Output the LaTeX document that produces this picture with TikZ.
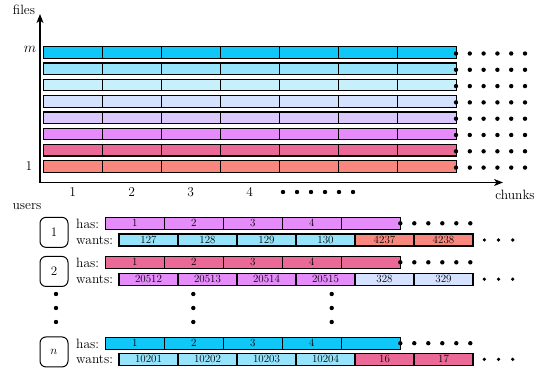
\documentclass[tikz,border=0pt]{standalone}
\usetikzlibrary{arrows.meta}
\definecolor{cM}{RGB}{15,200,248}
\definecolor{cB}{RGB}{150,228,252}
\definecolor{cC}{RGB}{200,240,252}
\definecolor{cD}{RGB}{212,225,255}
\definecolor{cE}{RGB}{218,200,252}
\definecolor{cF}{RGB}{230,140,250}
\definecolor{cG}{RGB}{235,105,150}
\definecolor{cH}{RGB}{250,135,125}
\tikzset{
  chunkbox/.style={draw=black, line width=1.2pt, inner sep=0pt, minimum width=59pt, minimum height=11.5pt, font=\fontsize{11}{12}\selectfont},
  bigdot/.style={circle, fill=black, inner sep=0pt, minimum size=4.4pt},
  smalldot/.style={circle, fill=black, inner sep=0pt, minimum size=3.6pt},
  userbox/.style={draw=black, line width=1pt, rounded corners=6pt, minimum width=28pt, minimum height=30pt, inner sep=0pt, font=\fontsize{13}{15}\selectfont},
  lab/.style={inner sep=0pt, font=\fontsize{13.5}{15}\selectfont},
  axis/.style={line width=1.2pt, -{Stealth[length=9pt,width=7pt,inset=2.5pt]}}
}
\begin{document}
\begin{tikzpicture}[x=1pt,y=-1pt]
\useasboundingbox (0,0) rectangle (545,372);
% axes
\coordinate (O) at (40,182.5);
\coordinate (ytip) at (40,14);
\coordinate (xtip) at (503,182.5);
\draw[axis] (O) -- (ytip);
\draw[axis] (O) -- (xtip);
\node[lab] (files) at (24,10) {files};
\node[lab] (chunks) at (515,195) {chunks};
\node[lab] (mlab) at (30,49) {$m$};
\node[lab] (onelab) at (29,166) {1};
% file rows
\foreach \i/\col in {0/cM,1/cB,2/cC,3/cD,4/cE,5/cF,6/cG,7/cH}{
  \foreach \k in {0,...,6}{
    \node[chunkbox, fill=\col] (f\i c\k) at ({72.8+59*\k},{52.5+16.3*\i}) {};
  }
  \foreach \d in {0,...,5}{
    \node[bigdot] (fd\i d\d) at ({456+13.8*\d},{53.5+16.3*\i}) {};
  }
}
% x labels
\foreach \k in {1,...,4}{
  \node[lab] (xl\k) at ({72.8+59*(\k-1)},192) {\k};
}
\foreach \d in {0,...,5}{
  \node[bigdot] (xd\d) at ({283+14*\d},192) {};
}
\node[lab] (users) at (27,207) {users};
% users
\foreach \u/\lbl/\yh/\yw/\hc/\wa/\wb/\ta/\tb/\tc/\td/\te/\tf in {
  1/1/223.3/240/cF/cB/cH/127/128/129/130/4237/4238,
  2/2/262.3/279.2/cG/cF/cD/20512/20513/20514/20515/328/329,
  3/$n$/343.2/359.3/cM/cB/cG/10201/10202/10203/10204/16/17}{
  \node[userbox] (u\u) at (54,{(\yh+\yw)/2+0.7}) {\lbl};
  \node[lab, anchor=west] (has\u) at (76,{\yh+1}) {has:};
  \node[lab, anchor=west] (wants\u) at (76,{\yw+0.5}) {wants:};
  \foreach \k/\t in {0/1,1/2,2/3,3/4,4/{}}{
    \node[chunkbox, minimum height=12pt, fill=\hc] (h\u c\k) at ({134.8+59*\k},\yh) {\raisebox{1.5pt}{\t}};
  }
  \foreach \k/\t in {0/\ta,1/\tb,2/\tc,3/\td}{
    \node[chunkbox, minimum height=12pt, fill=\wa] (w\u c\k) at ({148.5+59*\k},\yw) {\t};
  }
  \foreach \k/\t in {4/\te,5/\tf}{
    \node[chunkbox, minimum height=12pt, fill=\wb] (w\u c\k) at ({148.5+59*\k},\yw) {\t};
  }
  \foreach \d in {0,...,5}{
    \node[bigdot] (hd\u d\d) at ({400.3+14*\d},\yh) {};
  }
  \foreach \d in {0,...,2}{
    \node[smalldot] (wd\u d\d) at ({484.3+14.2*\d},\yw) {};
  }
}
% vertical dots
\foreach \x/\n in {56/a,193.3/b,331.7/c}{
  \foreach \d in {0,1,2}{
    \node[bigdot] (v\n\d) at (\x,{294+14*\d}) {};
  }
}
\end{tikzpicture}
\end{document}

---

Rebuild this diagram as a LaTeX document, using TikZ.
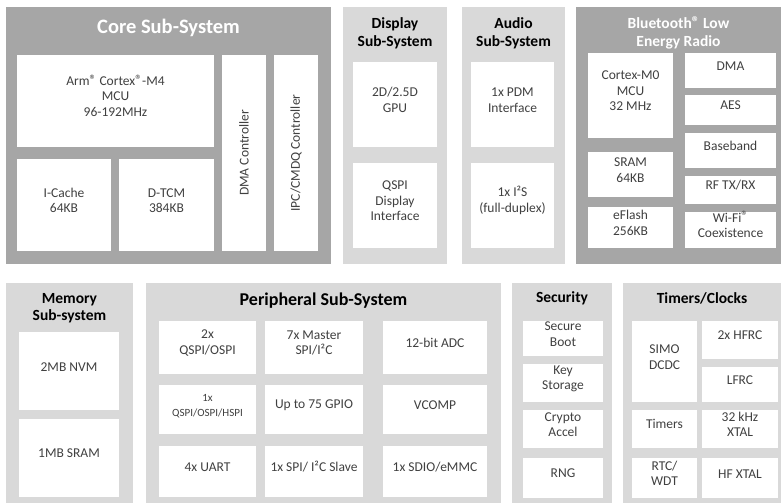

...

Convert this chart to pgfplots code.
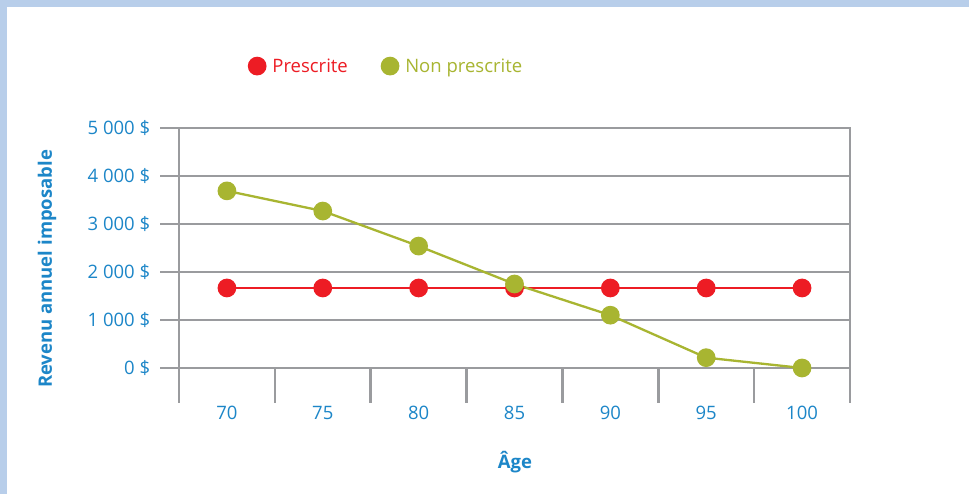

**What the exercise asks**:
Which lines in the listing above hold the word "LaTeX"? Show each of them.

**Response**:
Output the LaTeX document that produces this picture with TikZ.
Rebuild this diagram as a LaTeX document, using TikZ.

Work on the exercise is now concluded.